EXERCISE INPUT:

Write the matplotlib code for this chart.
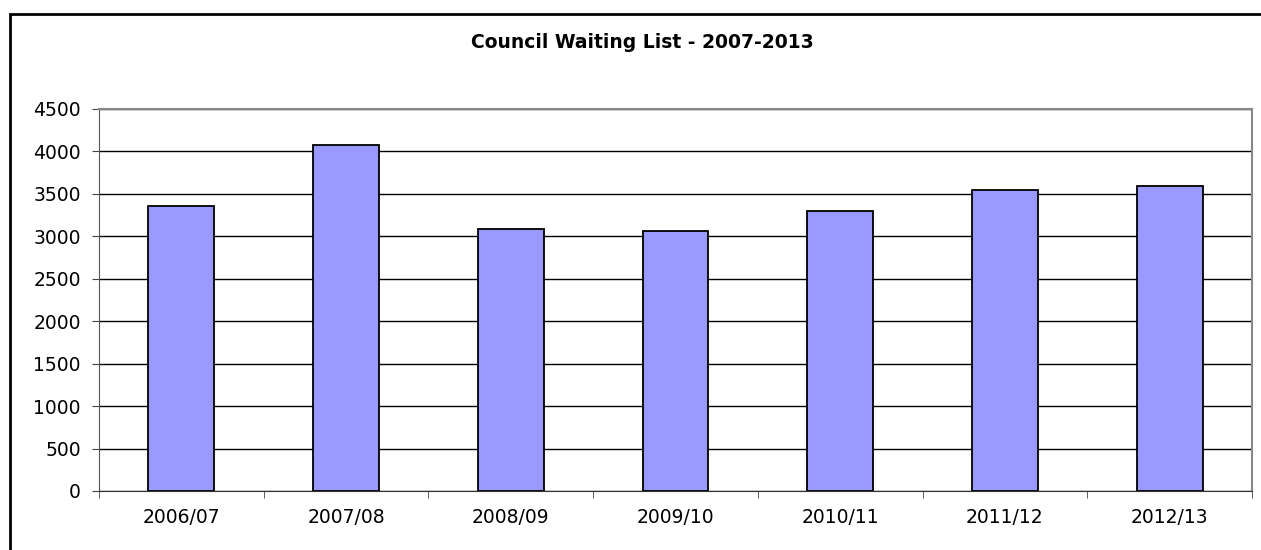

--

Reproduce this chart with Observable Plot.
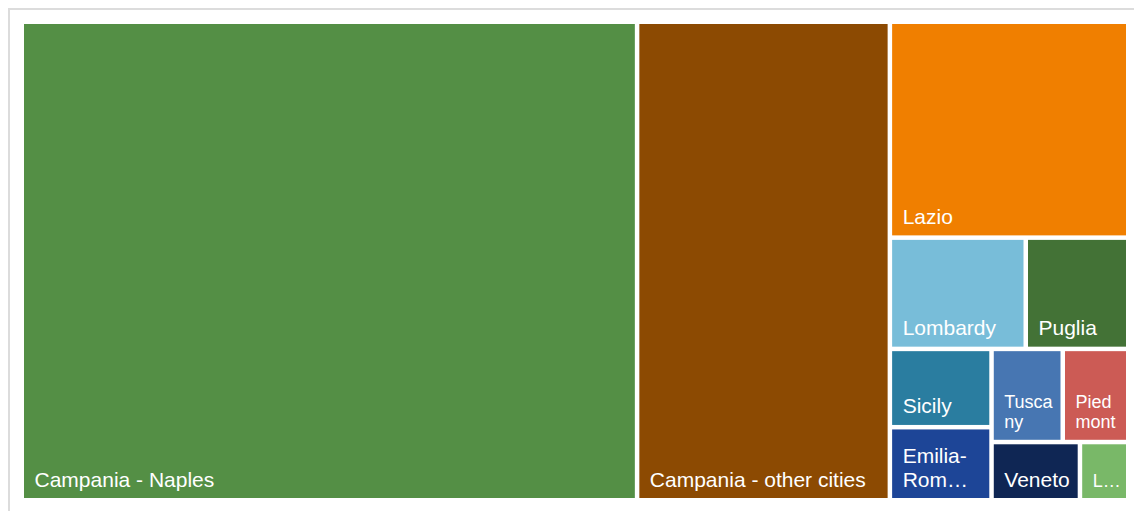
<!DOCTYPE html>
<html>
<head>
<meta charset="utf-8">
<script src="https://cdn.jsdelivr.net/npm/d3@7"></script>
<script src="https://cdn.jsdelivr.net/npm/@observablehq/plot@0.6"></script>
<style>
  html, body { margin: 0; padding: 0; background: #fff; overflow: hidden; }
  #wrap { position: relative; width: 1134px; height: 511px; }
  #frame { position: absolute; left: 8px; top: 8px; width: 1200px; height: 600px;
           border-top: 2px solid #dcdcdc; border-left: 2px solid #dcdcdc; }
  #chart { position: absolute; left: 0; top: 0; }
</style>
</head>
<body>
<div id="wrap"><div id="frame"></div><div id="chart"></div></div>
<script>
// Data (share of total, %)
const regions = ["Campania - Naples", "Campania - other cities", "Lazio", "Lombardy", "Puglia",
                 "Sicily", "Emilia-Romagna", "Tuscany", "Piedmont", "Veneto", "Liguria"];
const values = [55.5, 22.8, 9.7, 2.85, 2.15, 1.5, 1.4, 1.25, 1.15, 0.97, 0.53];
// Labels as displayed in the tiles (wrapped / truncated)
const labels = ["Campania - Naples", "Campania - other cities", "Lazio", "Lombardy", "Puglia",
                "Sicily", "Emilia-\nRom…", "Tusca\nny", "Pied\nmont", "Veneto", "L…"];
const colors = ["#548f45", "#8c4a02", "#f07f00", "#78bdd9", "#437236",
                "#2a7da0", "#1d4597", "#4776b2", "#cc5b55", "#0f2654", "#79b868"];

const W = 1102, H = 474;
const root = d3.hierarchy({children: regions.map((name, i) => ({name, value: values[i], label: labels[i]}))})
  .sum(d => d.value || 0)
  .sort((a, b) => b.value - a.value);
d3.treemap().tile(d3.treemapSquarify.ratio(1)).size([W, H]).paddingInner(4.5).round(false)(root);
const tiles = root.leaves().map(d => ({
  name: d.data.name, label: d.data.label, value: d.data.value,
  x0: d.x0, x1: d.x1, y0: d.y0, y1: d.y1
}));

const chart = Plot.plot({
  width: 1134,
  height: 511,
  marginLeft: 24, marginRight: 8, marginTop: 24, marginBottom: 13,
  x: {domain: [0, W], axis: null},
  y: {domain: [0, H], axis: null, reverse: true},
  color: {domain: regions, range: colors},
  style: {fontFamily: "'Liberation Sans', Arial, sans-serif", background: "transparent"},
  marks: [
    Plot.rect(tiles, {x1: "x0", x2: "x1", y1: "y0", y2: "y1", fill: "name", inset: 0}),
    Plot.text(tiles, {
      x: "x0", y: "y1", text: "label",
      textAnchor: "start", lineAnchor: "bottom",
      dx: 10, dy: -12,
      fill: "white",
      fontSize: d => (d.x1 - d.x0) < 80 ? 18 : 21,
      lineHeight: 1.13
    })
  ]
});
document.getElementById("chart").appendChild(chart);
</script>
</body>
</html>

OBJECTIVE:
Provide only the number of lines in the records containing the string "chart".

RESPONSE TO THIS EXERCISE:
6